In the earliest days of Christianity an ‘apostle’ was first and foremost a man who claimed to be an eyewitness of the Resurrection. Only a few days after the Crucifixion when two candidates were nominated for the vacancy created by the treachery of Judas, their qualification was that they had known Jesus personally both before and after his death and could offer first-hand evidence of the Resurrection in addressing the outer world.

A few days later Saint Peter, preaching the first Christian sermon, makes the same claim: "God raised Jesus, of which we all (we Christians) are witnesses."

In the "First Letter to the Corinthians," Saint Paul bases his claim to apostleship on the same ground: "Am I not an apostle? Have I not seen the Lord Jesus?"

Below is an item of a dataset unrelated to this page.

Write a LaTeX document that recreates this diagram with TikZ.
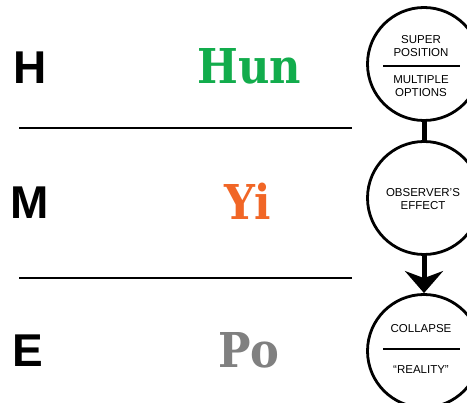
\documentclass[tikz,border=0pt]{standalone}
\usepackage{fontspec}
\setmainfont{Liberation Sans}
\newfontfamily\slabfont{DejaVu Serif}
\usetikzlibrary{arrows.meta,calc}
\definecolor{hungreen}{RGB}{18,172,76}
\definecolor{yiorange}{RGB}{241,102,38}
\definecolor{pogray}{RGB}{128,128,128}

\begin{document}
\begin{tikzpicture}[x=1pt, y=-1pt,
  phase/.style={circle, draw, line width=2.8pt, minimum size=113pt, inner sep=0pt},
  level/.style={font=\fontsize{46}{46}\selectfont\bfseries},
  word/.style={font=\fontsize{48}{48}\slabfont\bfseries, xscale=0.9},
  small/.style={font=\fontsize{11.5}{13}\selectfont, align=center, inner sep=0pt},
  divider/.style={line width=1.4pt},
  stalk/.style={line width=5pt}]
\clip (0,0) rectangle (467,403);
% left column
\node[level] (h) at (30,68) {H};
\node[level] (m) at (30,203) {M};
\node[level] (e) at (28,351) {E};
\node[word, text=hungreen] (hun) at (249,66) {Hun};
\node[word, text=yiorange] (yi) at (248,201) {Yi};
\node[word, text=pogray] (po) at (249,350) {Po};
% separators
\draw[line width=2.8pt] (19,128) -- (352,128);
\draw[line width=2.8pt] (19,278) -- (352,278);
% right column
\node[phase] (superpos) at (424,64) {};
\node[phase] (observer) at (424,198) {};
\node[phase] (collapse) at (424,351) {};
\node[small] (superup) at ($(superpos.center)+(-3,-18)$) {SUPER\\POSITION};
\node[small] (superlow) at ($(superpos.center)+(-3,22)$) {MULTIPLE\\OPTIONS};
\draw[divider] ($(superpos.center)+(-41,2)$) -- ($(superpos.center)+(36,2)$);
\node[small] (obstext) at ($(observer.center)+(-1,1)$) {OBSERVER'S\\EFFECT};
\node[small] (colup) at ($(collapse.center)+(-3,-22)$) {COLLAPSE};
\node[small] (collow) at ($(collapse.center)+(-3,19)$) {``REALITY''};
\draw[divider] ($(collapse.center)+(-41,-2)$) -- ($(collapse.center)+(36,-2)$);
% connectors
\draw[stalk] (superpos) -- (observer);
\draw[stalk, -{Stealth[length=22pt, width=38pt, inset=7pt]}] (observer) -- (collapse);
\end{tikzpicture}
\end{document}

As this qualification suggests, to preach Christianity meant primarily to preach the Resurrection. The Resurrection is the central theme in every Christian sermon reported in the "Acts of the Apostles." The Resurrection, and its consequences, were the "gospel" or good news which the Christians brought: what we call the ‘gospels’, the narratives of our Lord’s life and death, were composed later for the benefit of those who had already accepted the gospel. They were in no sense the basis of Christianity: they were written for those already converted. The miracle of the Resurrection, and the theology of that miracle, comes first: the biography comes later as a comment on it.

The first fact in the history of Christendom is a number of people who say they have seen the Resurrection. If they had died without making anyone else believe this "gospel" no gospels would ever have been written.


Holy God, in the midst of conflict and division you turn our mind to thoughts of peace. Your Spirit changes our hearts; enemies begin to speak to one another, and those who have been at odds seek the way of peace together. In all our times of need, help us to find solutions to the problems that beset us; through Jesus Christ, our saviour and lord. Amen.

May the Lord bless us, protect us from all evil and bring us to everlasting life. Amen.